We know how anxious you are to trade in the forex market. And we know that when you first read the word “Analysis” on this chapter, you already thought of skipping this because it’s going to get boring.
That’s where you’re wrong!
If you want to earn cash, you need to analyze and develop ideas to trade the market. Using charts and analysis is the perfect ingredient to create a forex trading strategy.
The three basic types of forex market analysis:
- Technical Analysis
- Fundamental Analysis
- Sentiment Analysis
Technical analysis is a method of studying of historical price action to allow you determine patterns and probabilities of future movements in the market. This can be done through the use of technical studies, indicators, and other analysis tools.

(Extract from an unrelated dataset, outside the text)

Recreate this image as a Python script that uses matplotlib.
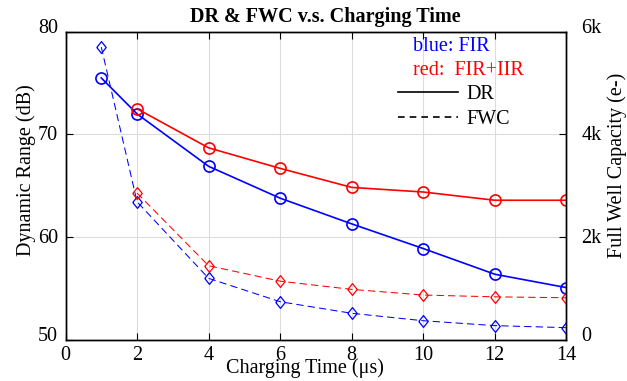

The reason for using technical analysis is that all current market information is reflected in price, theoretically.
If that’s the case, then price action is all one would really need to make a trade.
Basically, technical analysis is the same saying that goes, “History tends to repeat itself”. If a price level held as a key support or resistance in the past, you can keep an eye out for it and base their trades around that historical price level.
Here’s an example of a technical analysis in action:
As you notice, we use a candlestick chart here. That’s because technical analysis uses charts as they are the easiest way to visualize historical data. And this is why charts are important in forex.
You can observe past data to help you look for spot trends and patterns. Doing this can help you find great reading opportunities.
However, you should know that technical analysis is subjective.
If you and another trader are looking at the exact same chart or indicators, that doesn’t mean you’ll both come up with the same idea of where the price may be headed.
If technicality is not for you, maybe economics is your cup of tea. The idea here is analyzing economic, social, and political forces that may affect the supply and demand of a currency pair.
Basically, it is supply and demand that determines price, or the currency exchange rate.
Using supply and demand as an indicator of where price is headed is easy. On the other hand, analyzing all the factors that affect supply and demand is hard.
To make it simple, you have to look for different factors to find out which economy is winning and which economy is losing.
You can look for these economic factors found on chapter 3 on What Makes Currency Pairs Move if you haven’t read it yet.
The concept in fundamental analysis is that if a country’s current or future economic outlook is optimistic, that currency should strengthen.
Why does this happen though?
That’s because of a country’s economy is in better shape, more foreign business and investors will invest in the country.
The need to purchase that country’s currency to obtain those assets.
For instance, let’s say the US dollar has been rising because the US is improving. As the economy gets better, raising interest rates may be necessary to control growth and inflation.
That means higher interest rates will make dollar-denominated financial assets more appealing.
And to get your hands on these assets, you will need to buy dollars first. That would likely increase the value of dollar.
See what we mean?
In summary, fundamental analysis is a method of analyzing the strength or weakness of a country’s economy.
Do you really think that the forex markets reflect all of the information because traders will all just act the same way? Of course not. It’s not just that simple.
This is where sentiment analysis comes in. Each trader has his or how opinion of the market. Each would question why the market is moving this way, and each would react differently whether to trade in the same market or against it.
Basically, the market represents what all traders feel about the market. The position they take represents each trader’s thoughts and opinions. And they all help form the overall sentiment of the market regardless of what information there is.
For retail traders, however, no matter how confident you feel about a trade, you still can’t move the markets in your favor.
For example, if you believe that the euro is going to rise, but everyone else is bearish on it, there’s really nothing you can do.
As a trader, you have to consider all these and conduct a sentiment analysis. It’s up to you to conclude whether the market is bullish or bearish.